Commentary

Unneutral Thoughts About Net Neutrality

Some days, like today, I think my life is just a series of media flashpoints. 

For example, the idea of net neutrality has stayed happily out of my head, until just the other day when an Advertising Age piece got me worried about it in a new way.

And that was right after John Oliver’s excellent rant about Net neutrality and the power of cable companies to have their way with the Internet by having their way with politicians.

In about 13 minutes, on his new HBO show Sunday night, Oliver excoriated the cable business and the FCC over Net neutrality.

Bashing cable fit right into my point of view, having just had one of those baffling phone exchanges with a cable company that in the space of about 10 minutes (after mandatory hold time) managed to completely contradict themselves four times. It made me receptive to an end-of-the-world cable/Net neutrality scenario. Ad Age gave it to me.

AdAge worries that, “If the FCC does allow Internet Service Providers to give speedier data delivery to companies willing to pay for the privilege, the online ad and publishing industries could look a lot different in the not-so-distant future… It might take a lot longer to load a video ad than the page content around it, or vice versa depending on who pays for better service. And new competition in today's commoditized programmatic ad sector could become reality.”

Programmatic ad buying and positioning is all about speed, even more than consumer satisfaction is tied to being able to rapidly download information and video. 

In a new two-tiered Internet world, AdAge imagines that while you’re on a site--let’s say a sports magazine site--the video from an advertiser, or just some advertisers that paid extra for the fast pipe, may show up a lot quicker than the content.  (Oh, maybe not so bad. Apparently that happens already to an extent.)

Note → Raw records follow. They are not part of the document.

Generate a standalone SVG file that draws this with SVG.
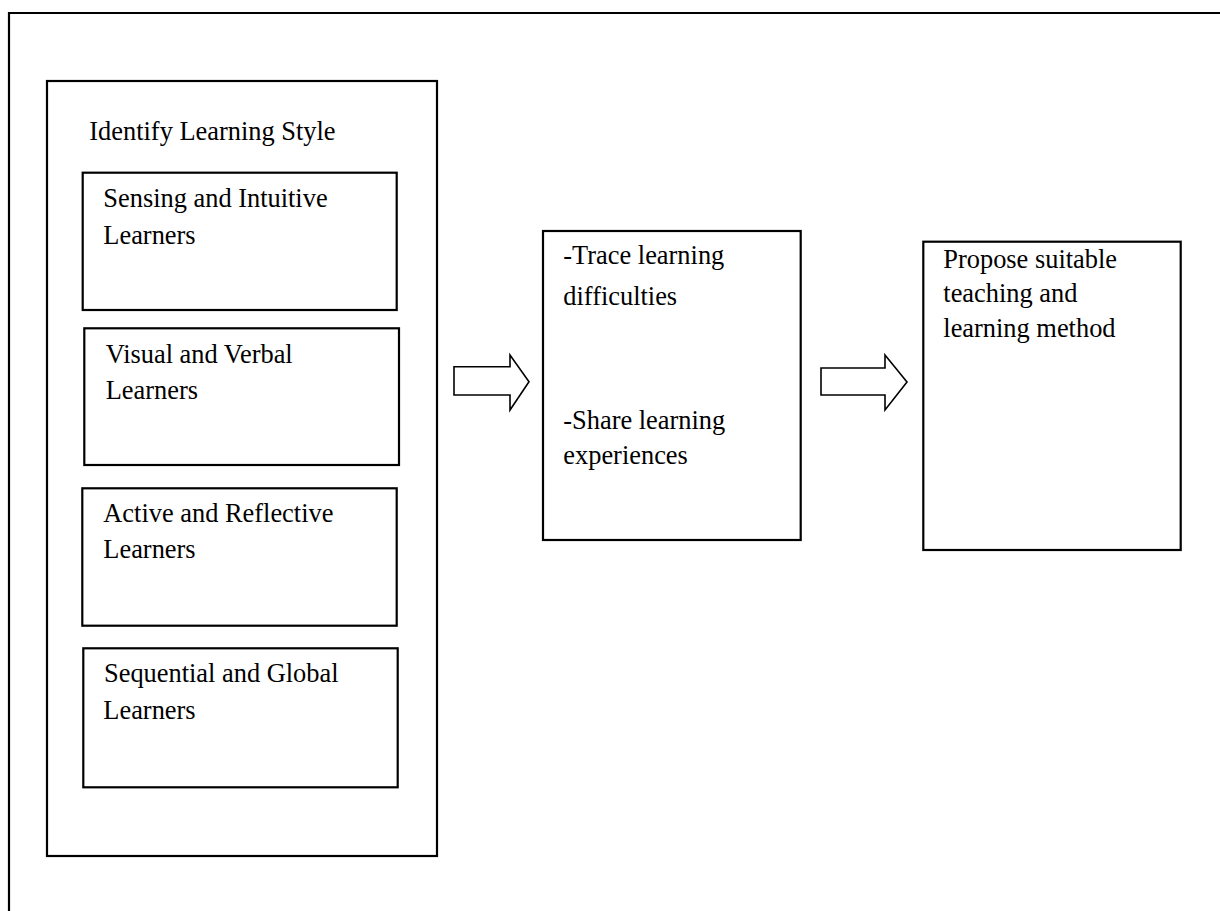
<svg xmlns="http://www.w3.org/2000/svg" width="1220" height="911" viewBox="0 0 1220 911">
<style>
.box{fill:#fff;stroke:#000;stroke-width:2.2}
.frame{fill:none;stroke:#000;stroke-width:2.2}
.arrow{fill:#fff;stroke:#000;stroke-width:1.6;stroke-linejoin:miter}
text{font-family:"Liberation Serif","Times New Roman",serif;font-size:26.4px;fill:#000}
</style>
<rect width="1220" height="911" fill="#fff"/>
<path class="frame" d="M9,911 V13 H1220"/>
<g id="identify">
<rect class="box" x="47" y="81" width="390" height="775"/>
<text x="89.3" y="140">Identify Learning Style</text>
</g>
<g id="sensing">
<rect class="box" x="82.7" y="172.7" width="314" height="137.3"/>
<text x="103.3" y="207.3">Sensing and Intuitive</text>
<text x="103.3" y="243.6">Learners</text>
</g>
<g id="visual">
<rect class="box" x="84.3" y="328.3" width="314.7" height="136.7"/>
<text x="105.7" y="362.7">Visual and Verbal</text>
<text x="105.7" y="399">Learners</text>
</g>
<g id="active">
<rect class="box" x="82.3" y="488.3" width="314.4" height="137.4"/>
<text x="103.3" y="521.7">Active and Reflective</text>
<text x="103.3" y="558.3">Learners</text>
</g>
<g id="sequential">
<rect class="box" x="83.3" y="648.3" width="314.4" height="139"/>
<text x="104" y="682.3">Sequential and Global</text>
<text x="103.3" y="719.3">Learners</text>
</g>
<g id="middle">
<rect class="box" x="543" y="231" width="257.7" height="309"/>
<text x="563.3" y="263.5">-Trace learning</text>
<text x="563.3" y="304.5">difficulties</text>
<text x="563.3" y="429.3">-Share learning</text>
<text x="563.3" y="464">experiences</text>
</g>
<g id="propose">
<rect class="box" x="923.3" y="241.7" width="257.4" height="308.3"/>
<text x="943.3" y="267.7">Propose suitable</text>
<text x="943.3" y="301.5">teaching and</text>
<text x="943.3" y="337.3">learning method</text>
</g>
<g id="connectors">
<polygon class="arrow" points="454,366.7 510,366.7 510,355 529,381.7 510,410 510,395 454,395"/>
<polygon class="arrow" points="821,368 885,368 885,355 907,382 885,410 885,395 821,395"/>
</g>
</svg>
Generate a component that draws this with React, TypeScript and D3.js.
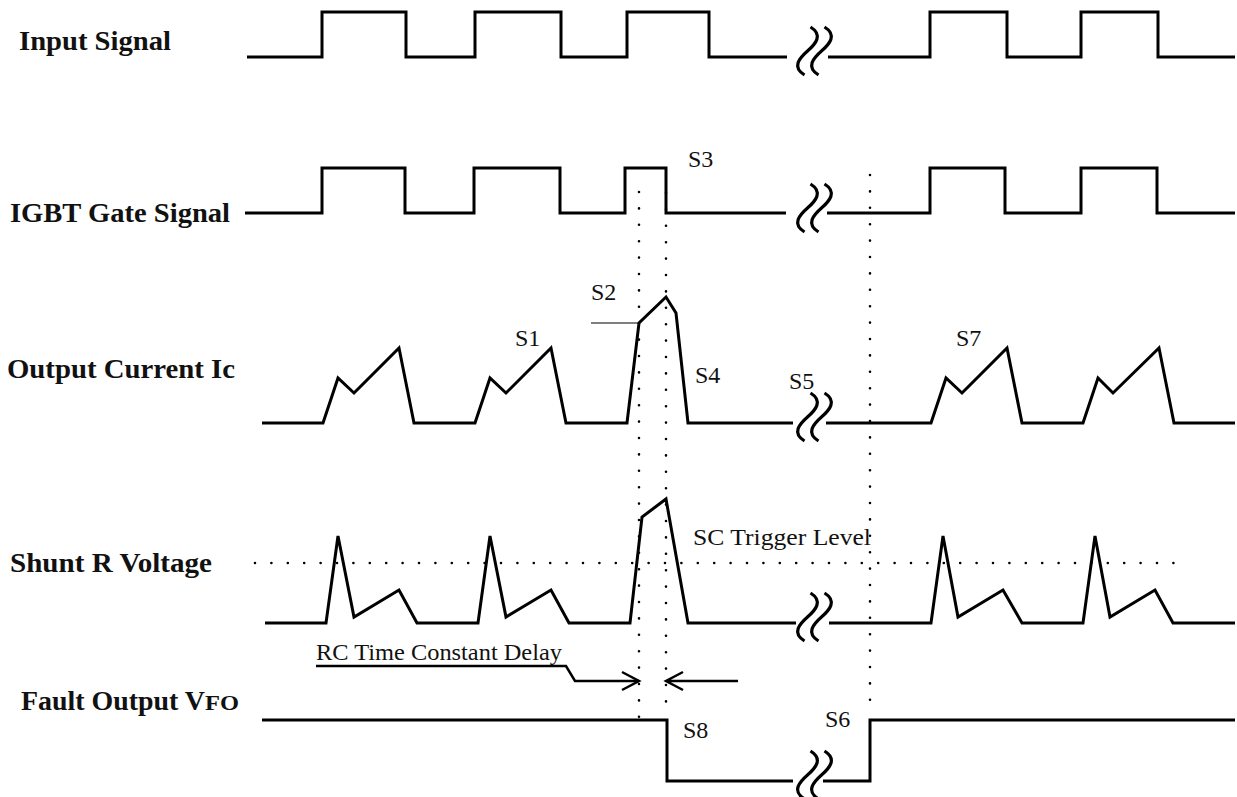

John Oliver’s screed on his HBO weekly, “Last Night Tonight” lit into the cable companies for controlling the content pipeline, and urged viewers, and the creepy people who comment with cruelty even about dancing baby videos, to complain about touching net neutrality rules.  

He makes some impressive points, not because they’re new but because they’re given some absurd flesh.    

When you see a blow up chart of the delivery speed Comcast provided to get Netflix video to your home before Netflix made its own separate deal to speed things up, you can get plenty impressed. 

There’s a red line of Netflix’s download speed going ever downward until the deal is made. Then suddenly, that line goes zooming upward.

“That has all the earmarks of a mob shakedown,” Oliver says, which got a big laugh on HBO, but would have fit right in on a “60 Minutes” piece.  

Shortly after that he noted that Comcast has given lavishly to influence politicians--and mentioned how President Obama somehow saw fit to make Thomas Wheeler, the former head of cable’s industry organization, the head of the FCC.  How convenient. Even Estonia,  Oliver notes, has faster Internet speeds than the average rate in this country.